A chaque fois, pour que l’homme-je ne s’y trompe pas, quelque désastre est annoncé, qui doit séparer la promesse pure de la promesse défi :

« Tu peineras et mourras » a dit le Souffle à l’Adam deuxième.

« Vous peinerez et souffrirez (au point de vouloir quitter l’Egypte) » a dit IAV à Jacob, puis Jacob à Joseph, puis Joseph à ses frères.

« Vous souffrirez et me trahirez, comme Judas » a dit le Christ à ses apôtres, dans l’évangile de Jean.

Car le déliement n’est pas moins assuré, annoncé, proclamé que le défi. Je ne peut que désobéir.

Le délit — Il échappe aux promesses ou aux formes du Temps. Il fait cependant l’objet de la seconde lecture, et impose la réponse au défi précédent. D’une certaine manière, il remplit les 12 siècles qui s’écoulent d’une lecture à l’autre. Car la promesse est double : promesse pure, défi. Mais le déliement est innombrable.

Adam s’est délié, puis Caïn, puis les femmes tentées par les anges, puis le créateur de Babel : Nemrod (ou Nemred ou Nami, selon les religions). La race d’Adam a eu son mal (Caïn), la race de Seth le sien (Japhet ou Cham), la race de Sem le sien (Nemrod), etc.
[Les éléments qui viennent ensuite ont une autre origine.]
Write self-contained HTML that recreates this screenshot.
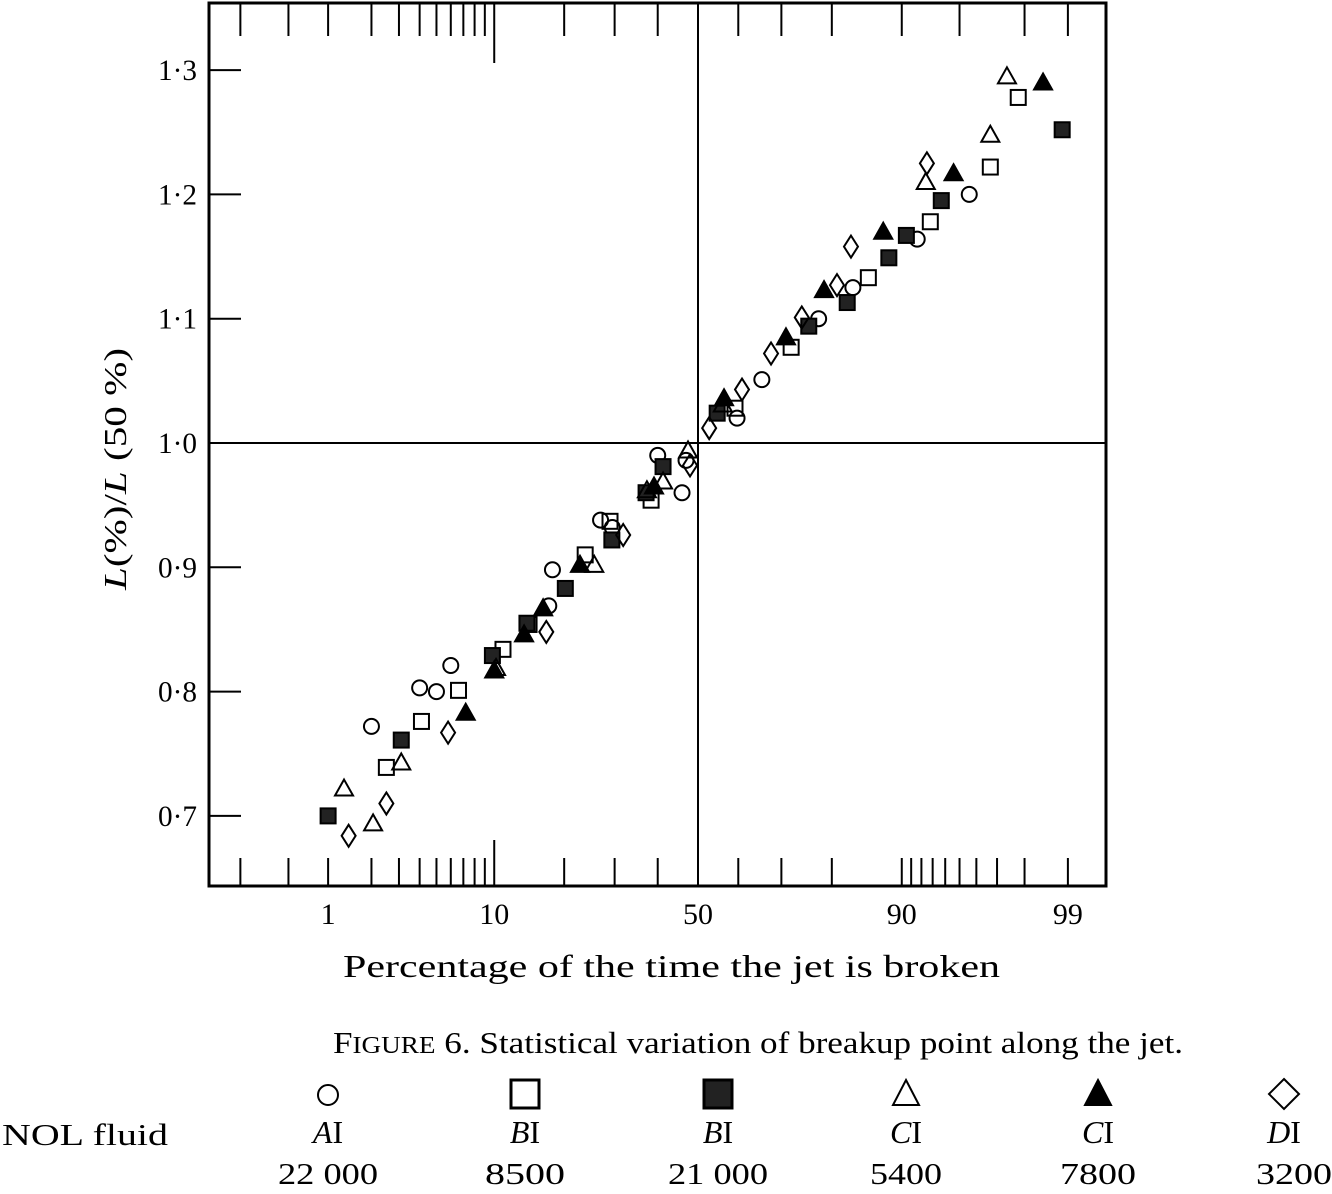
<!DOCTYPE html>
<html><head><meta charset="utf-8"><style>
body{margin:0;background:#fff;}
svg text{font-family:"Liberation Serif",serif;fill:#000;}
</style></head><body>
<svg id="chart" width="1332" height="1189" viewBox="0 0 1332 1189" xmlns="http://www.w3.org/2000/svg">
<g id="axes"></g>
<g id="marks"></g>
<text x="343" y="977" font-size="32" textLength="657" lengthAdjust="spacingAndGlyphs">Percentage of the time the jet is broken</text>
<text transform="translate(126,469) rotate(-90)" x="-121" y="0" font-size="32" textLength="242" lengthAdjust="spacingAndGlyphs"><tspan font-style="italic">L</tspan>(%)/<tspan font-style="italic">L</tspan> (50 %)</text>
<text x="333" y="1053" font-size="31" textLength="850" lengthAdjust="spacingAndGlyphs">F<tspan font-size="24">IGURE</tspan> 6. Statistical variation of breakup point along the jet.</text>
<text x="2" y="1145" font-size="31" textLength="166" lengthAdjust="spacingAndGlyphs">NOL fluid</text>
<g id="legend"></g>
</svg>
<script>
const yTicks=[0.7,0.8,0.9,1.0,1.1,1.2,1.3];
const yTickLabels=["0·7","0·8","0·9","1·0","1·1","1·2","1·3"];
const xLabelTicks=[1,10,50,90,99];
const bottomTicks=[0.2,0.5,1,2,3,4,5,6,7,8,9,10,20,30,40,50,60,70,80,90,91,92,93,94,95,96,97,98,99];
const topTicks=[0.2,0.5,1,2,3,4,5,6,7,8,9,10,20,30,40,50,60,70,80,90,95,98,99];
const aX=[2.0,4.0,5.0,6.0,18,17.4,27,29.5,40,46,47,59.7,65.6,77.6,83.5,91.6,95.6];
const aY=[0.772,0.803,0.800,0.821,0.898,0.869,0.938,0.932,0.990,0.960,0.986,1.020,1.051,1.100,1.125,1.164,1.200];
const bX=[2.5,4.1,6.6,11,14.4,23.9,29,38.4,59.2,72.1,85.8,92.8,96.7,97.8];
const bY=[0.739,0.776,0.801,0.834,0.854,0.910,0.937,0.954,1.028,1.077,1.133,1.178,1.222,1.278];
const b2X=[1.0,3.1,9.8,14.1,20.2,29.4,37.2,41.3,54.8,75.7,82.6,88.5,90.5,93.7,98.9];
const b2Y=[0.700,0.761,0.829,0.855,0.883,0.922,0.960,0.981,1.024,1.094,1.113,1.149,1.167,1.195,1.252];
const cX=[1.3,2.05,3.1,10.2,25.7,37.4,41.3,47.5,56.2,92.4,96.7,97.4];
const cY=[0.722,0.694,0.743,0.819,0.902,0.962,0.969,0.994,1.031,1.210,1.248,1.295];
const c2X=[7.2,10,13.7,16.5,22.9,39.1,56.5,71,78.6,87.8,94.6,98.5];
const c2Y=[0.783,0.817,0.846,0.867,0.902,0.965,1.036,1.085,1.123,1.170,1.217,1.290];
const dX=[1.4,2.5,5.8,17,31.9,48,52.8,60.9,67.7,74.3,80.9,83.2,92.5];
const dY=[0.684,0.710,0.767,0.848,0.926,0.982,1.012,1.043,1.072,1.101,1.127,1.158,1.225];
const legendNames=["AI","BI","BI","CI","CI","DI"];
const legendValues=["22 000","8500","21 000","5400","7800","3200"];

const NS="http://www.w3.org/2000/svg";
const L=209,R=1106,T=3,B=886;
function ninv(p){const a=[-39.69683028665376,220.9460984245205,-275.9285104469687,138.357751867269,-30.66479806614716,2.506628277459239],b=[-54.47609879822406,161.5858368580409,-155.6989798598866,66.80131188771972,-13.28068155288572],c=[-0.007784894002430293,-0.3223964580411365,-2.400758277161838,-2.549732539343734,4.374664141464968,2.938163982698783],d=[0.007784695709041462,0.3224671290700398,2.445134137142996,3.754408661907416];
if(p<0.02425){const q=Math.sqrt(-2*Math.log(p));return(((((c[0]*q+c[1])*q+c[2])*q+c[3])*q+c[4])*q+c[5])/((((d[0]*q+d[1])*q+d[2])*q+d[3])*q+1);}
if(p>1-0.02425){const q=Math.sqrt(-2*Math.log(1-p));return-(((((c[0]*q+c[1])*q+c[2])*q+c[3])*q+c[4])*q+c[5])/((((d[0]*q+d[1])*q+d[2])*q+d[3])*q+1);}
const q=p-0.5,r=q*q;return(((((a[0]*r+a[1])*r+a[2])*r+a[3])*r+a[4])*r+a[5])*q/(((((b[0]*r+b[1])*r+b[2])*r+b[3])*r+b[4])*r+1);}
function xS(pct){return 698+159*ninv(pct/100);}
function yS(v){return 443-(v-1)*1243;}
function mk(tag,attrs,parent){const e=document.createElementNS(NS,tag);for(const k in attrs)e.setAttribute(k,attrs[k]);parent.appendChild(e);return e;}
const ax=document.getElementById('axes');
const frame=mk('rect',{x:L,y:T,width:R-L,height:B-T,fill:'none',stroke:'#000','stroke-width':3},ax);


const vl=mk('line',{x1:xS(50),x2:xS(50),y1:T,y2:B,stroke:'#000','stroke-width':2},ax);


const hl=mk('line',{x1:L,x2:R,y1:yS(1),y2:yS(1),stroke:'#000','stroke-width':2},ax);


yTicks.forEach((v,i)=>{
 const t=mk('line',{x1:L,x2:L+32,y1:yS(v),y2:yS(v),stroke:'#000','stroke-width':2},ax);
 
 
 const tx=mk('text',{x:158,y:yS(v)+10,'font-size':30,textLength:39,lengthAdjust:'spacingAndGlyphs'},ax);
 tx.textContent=yTickLabels[i];
 
 
});
bottomTicks.forEach(p=>{
 const len=p===10?46:28;
 const t=mk('line',{x1:xS(p),x2:xS(p),y1:B-len,y2:B,stroke:'#000','stroke-width':2},ax);
 
 
});
topTicks.forEach(p=>{
 const t=mk('line',{x1:xS(p),x2:xS(p),y1:T,y2:T+(p===10?60:33),stroke:'#000','stroke-width':2},ax);
 
 
});
xLabelTicks.forEach(p=>{
 const tx=mk('text',{x:xS(p),y:924,'text-anchor':'middle','font-size':30},ax);
 tx.textContent=String(p);
 
 
});
function marker(kind,cx,cy,parent){
 const s=7.5;let e;
 if(kind==='circle')e=mk('circle',{cx:cx,cy:cy,r:7.5,fill:'none',stroke:'#000','stroke-width':2},parent);
 else if(kind==='square')e=mk('rect',{x:cx-s,y:cy-s,width:2*s,height:2*s,fill:'none',stroke:'#000','stroke-width':2},parent);
 else if(kind==='fsquare')e=mk('rect',{x:cx-s,y:cy-s,width:2*s,height:2*s,fill:'#222',stroke:'#000','stroke-width':2},parent);
 else if(kind==='tri')e=mk('polygon',{points:`${cx},${cy-9} ${cx+9},${cy+7} ${cx-9},${cy+7}`,fill:'none',stroke:'#000','stroke-width':2},parent);
 else if(kind==='ftri')e=mk('polygon',{points:`${cx},${cy-9} ${cx+9},${cy+7} ${cx-9},${cy+7}`,fill:'#000',stroke:'#000','stroke-width':2},parent);
 else e=mk('polygon',{points:`${cx},${cy-11} ${cx+7},${cy} ${cx},${cy+11} ${cx-7},${cy}`,fill:'none',stroke:'#000','stroke-width':2},parent);
 return e;
}
const series=[["circle",aX,aY,"point-a1-22000"],["square",bX,bY,"point-b1-8500"],["fsquare",b2X,b2Y,"point-b1-21000"],["tri",cX,cY,"point-c1-5400"],["ftri",c2X,c2Y,"point-c1-7800"],["diamond",dX,dY,"point-d1-3200"]];
const mg=document.getElementById('marks');
series.forEach(s=>{
 s[1].forEach((p,i)=>{
  const e=marker(s[0],xS(p),yS(s[2][i]),mg);
  
  
 });
});
const lg=document.getElementById('legend');
const legX=[328,525,718,906,1098,1294];
const legW=[100,80,100,72,76,76];
series.forEach((s,i)=>{
 const g=mk('g',{},lg);
 
 
 const cx=i===5?1284:legX[i];
 if(s[0]==='square'||s[0]==='fsquare'){mk('rect',{x:cx-14,y:1080,width:28,height:28,fill:s[0]==='fsquare'?'#222':'none',stroke:'#000','stroke-width':3},g);}
 else if(s[0]==='circle')mk('circle',{cx:cx,cy:1095,r:10,fill:'none',stroke:'#000','stroke-width':2},g);
 else if(s[0]==='diamond')mk('polygon',{points:`${cx},1079 ${cx+15},1094 ${cx},1109 ${cx-15},1094`,fill:'none',stroke:'#000','stroke-width':2},g);
 else mk('polygon',{points:`${cx},1080 ${cx+13},1105 ${cx-13},1105`,fill:s[0]==='ftri'?'#000':'none',stroke:'#000','stroke-width':2},g);
 const n=mk('text',{x:cx,y:1143,'text-anchor':'middle','font-size':32},g);
 n.innerHTML='<tspan font-style="italic">'+legendNames[i][0]+'</tspan>'+legendNames[i].slice(1);
 const v=mk('text',{x:legX[i]-legW[i]/2,y:1184,'font-size':31,textLength:legW[i],lengthAdjust:'spacingAndGlyphs'},g);
 v.textContent=legendValues[i];
});
</script>
</body></html>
Abraham a commis sa faute (donner son épouse pour sa sœur), les fils de Jacob ont commis la leur (vendre Joseph), Moïse doutera, le Peuple adorera le Veau d’Or, etc.

Parmi les apôtres, Judas a trahi le Christ. Parmi les quêteurs du Graal, Melyant se trompera et Lyonel trahira. Lancelot, Hector, bien d’autres, n’iront pas jusqu’au bout de la Quête.

Mais le nombre des coupables est tel, ici, qu’ils ne peuvent appartenir seulement aux Lectures ou, plus précisément, à une Grande Image. Car, tous,  ils ont joué d’un système de symbole physique, d’une technique, d’une loi, d’une morale, qu’ils ont placés, en quelque sorte, au-dessus de Dieu, jusqu’à nier Dieu. Ils n’ont pas respecté les « formes du Temps », leur préférant « le temps d’une mode ».

Reste la question : lequel précède l’autre, du déliement ou du défi?